▶ _EXERCISE PROMPT_: Starting at the first line of the data, please print exactly those lines through the one that holds "fc='white', ec='black', lw=1.1))", omitting every picture.

##### RECORDED DATA

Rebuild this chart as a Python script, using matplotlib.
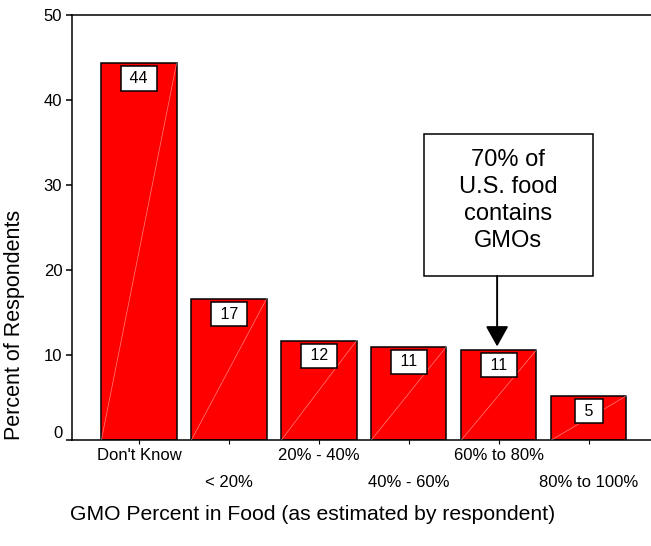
import matplotlib
matplotlib.use("Agg")
import matplotlib.pyplot as plt
import matplotlib.transforms as mtransforms
from matplotlib.patches import Rectangle

plt.rcParams['font.family'] = ['Liberation Sans', 'DejaVu Sans']

categories = ["Don't Know", "< 20%", "20% - 40%", "40% - 60%", "60% to 80%", "80% to 100%"]
percents = [44.3, 16.6, 11.7, 11.0, 10.6, 5.2]
yticks = [0, 10, 20, 30, 40, 50]
callout_text = "70% of\nU.S. food\ncontains\nGMOs"
callout_index = 4

fig = plt.figure(figsize=(6.51, 5.46), dpi=100)
ax = fig.add_axes([0.1106, 0.1941, 0.8894, 0.7784])

x = list(range(len(categories)))
bars = ax.bar(x, percents, width=0.835, color='#ff0000', edgecolor='black', linewidth=1.1, zorder=2)

# faint diagonal highlight across each bar
for b in bars:
    x0, y0 = b.get_x(), b.get_y()
    ax.plot([x0, x0 + b.get_width()], [y0, y0 + b.get_height()],
            color='white', lw=0.5, alpha=0.5, zorder=3)

# value boxes at top of each bar
for b, v in zip(bars, percents):
    ax.annotate(f" {v:.0f} ", xy=(b.get_x() + b.get_width() / 2, b.get_height()),
                xytext=(0, -11), textcoords='offset points',
                ha='center', va='center', fontsize=11.5, zorder=5,
                bbox=dict(boxstyle='square,pad=0.3', fc='white', ec='black', lw=1.1))

ax.set_xlim(-0.744, 5.69)
ax.set_ylim(0, 50)
ax.set_yticks(yticks)
ax.set_xticks(x)
ax.set_xticklabels(categories, fontsize=12)
ax.tick_params(axis='y', direction='out', length=4, width=1.1, pad=3, labelsize=12)
ax.tick_params(axis='x', direction='out', length=3, width=0.8)

for i, t in enumerate(ax.xaxis.get_major_ticks()):
    t.set_pad(3 if i % 2 == 0 else 22.5)

# lift the zero label off the baseline
zero_lbl = ax.get_yticklabels()[0]
zero_lbl.set_transform(zero_lbl.get_transform() + mtransforms.ScaledTranslation(0, 8 / 100, fig.dpi_scale_trans))

for s in ('left', 'top', 'bottom'):
    ax.spines[s].set_linewidth(1.1)
ax.spines['right'].set_visible(False)

ax.set_ylabel("Percent of Respondents", fontsize=15.5)
ax.yaxis.set_label_coords(-0.081, 0.27)
ax.set_xlabel("GMO Percent in Food (as estimated by respondent)", fontsize=15.2)
ax.xaxis.set_label_coords(0.415, -0.152)

# callout box with arrow pointing at the 60%-80% bar
bx0, bx1, by0, by1 = 3.167, 5.044, 19.3, 36.0
ax.add_patch(Rectangle((bx0, by0), bx1 - bx0, by1 - by0, fc='white', ec='black', lw=1.1, zorder=4))
ax.text((bx0 + bx1) / 2, (by0 + by1) / 2 + 0.5, callout_text, ha='center', va='center',
        fontsize=17, linespacing=1.3, zorder=5)
ax.annotate("", xy=(callout_index - 0.02, percents[callout_index]), xytext=(callout_index - 0.02, by0),
            arrowprops=dict(arrowstyle='-|>,head_width=0.7,head_length=1.25', color='black', lw=1.4,
                            shrinkA=0, shrinkB=2.5),
            zorder=5)

fig.savefig("out.png", dpi=100)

##########

▶ _ANSWER TO THIS TASK_:
Rebuild this chart as a Python script, using matplotlib.
import matplotlib
matplotlib.use("Agg")
import matplotlib.pyplot as plt
import matplotlib.transforms as mtransforms
from matplotlib.patches import Rectangle

plt.rcParams['font.family'] = ['Liberation Sans', 'DejaVu Sans']

categories = ["Don't Know", "< 20%", "20% - 40%", "40% - 60%", "60% to 80%", "80% to 100%"]
percents = [44.3, 16.6, 11.7, 11.0, 10.6, 5.2]
yticks = [0, 10, 20, 30, 40, 50]
callout_text = "70% of\nU.S. food\ncontains\nGMOs"
callout_index = 4

fig = plt.figure(figsize=(6.51, 5.46), dpi=100)
ax = fig.add_axes([0.1106, 0.1941, 0.8894, 0.7784])

x = list(range(len(categories)))
bars = ax.bar(x, percents, width=0.835, color='#ff0000', edgecolor='black', linewidth=1.1, zorder=2)

# faint diagonal highlight across each bar
for b in bars:
    x0, y0 = b.get_x(), b.get_y()
    ax.plot([x0, x0 + b.get_width()], [y0, y0 + b.get_height()],
            color='white', lw=0.5, alpha=0.5, zorder=3)

# value boxes at top of each bar
for b, v in zip(bars, percents):
    ax.annotate(f" {v:.0f} ", xy=(b.get_x() + b.get_width() / 2, b.get_height()),
                xytext=(0, -11), textcoords='offset points',
                ha='center', va='center', fontsize=11.5, zorder=5,
                bbox=dict(boxstyle='square,pad=0.3', fc='white', ec='black', lw=1.1))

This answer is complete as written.